Il montaggio di Sofía Subercaseaux, abituale collaboratrice di Larraín, incrocia le scene presenti con i flashback che rievocano la storia del conte fino ai giorni nostri, mostrando i suoi crimini. Il montaggio usa anche dei tagli netti e improvvisi per creare degli effetti comici o sorprendenti.

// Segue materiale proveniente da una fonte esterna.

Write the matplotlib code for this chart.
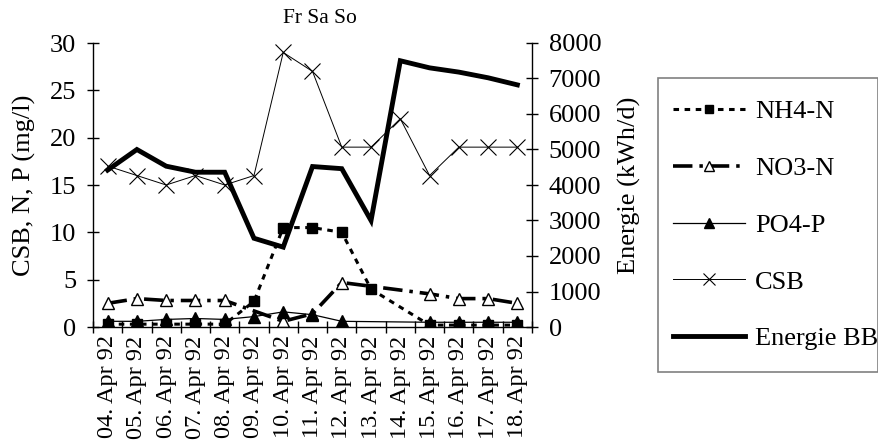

Gli effetti speciali di Juan Cristóbal Hurtado rendono credibili e impressionanti le scene di violenza e di trasformazione del protagonista, che si nutre di sangue umano e assume sembianze mostruose. Gli effetti speciali sono realizzati con una combinazione di tecniche digitali e pratiche, usando il trucco, il sangue finto, le protesi e le lenti a contatto.
Opinione finale con voto
El Conde, escludendo il ben fatto prologo ha ben poco da offrire. La narrazione procede senza una direzione precisa, riducendo il male a una forza debole, innocua e banale, in contrasto con lo stile di Larraìn. Questo fa perdere interesse per un prodotto che ha solo parzialmente raggiunto il suo potenziale, basato su una sceneggiatura che parte da un’ottima idea ma che non la sviluppa o approfondisce come dovrebbe.
Per quanto sia uno dei film più tranquilli e divertenti di Pablo Larraìn è uno dei suoi prodotti meno riusciti. Non riesce mai a raccontare e a plasmare personaggi profondi e contesti politici in bilico. Resta l’amaro in bocca per le quasi 2 ore di durata che non si fanno sentire, ma lasciando un profondo vuoto a fine visione. Azzarderei dire che una durata ridotta (massimo 1 ora e 20 o e 30) avrebbe giovato alla pellicola.
Resta comunque un ottimo prodotto sul lato visivo dal bianco e nero, alle scene di volo e le location angoscianti e grottesche nel loro insieme, ma pomposo in certi punti, ottimo nell’intento citazionista ma in certi sembra viaggiare su un altro piano rispetto alla trama del film.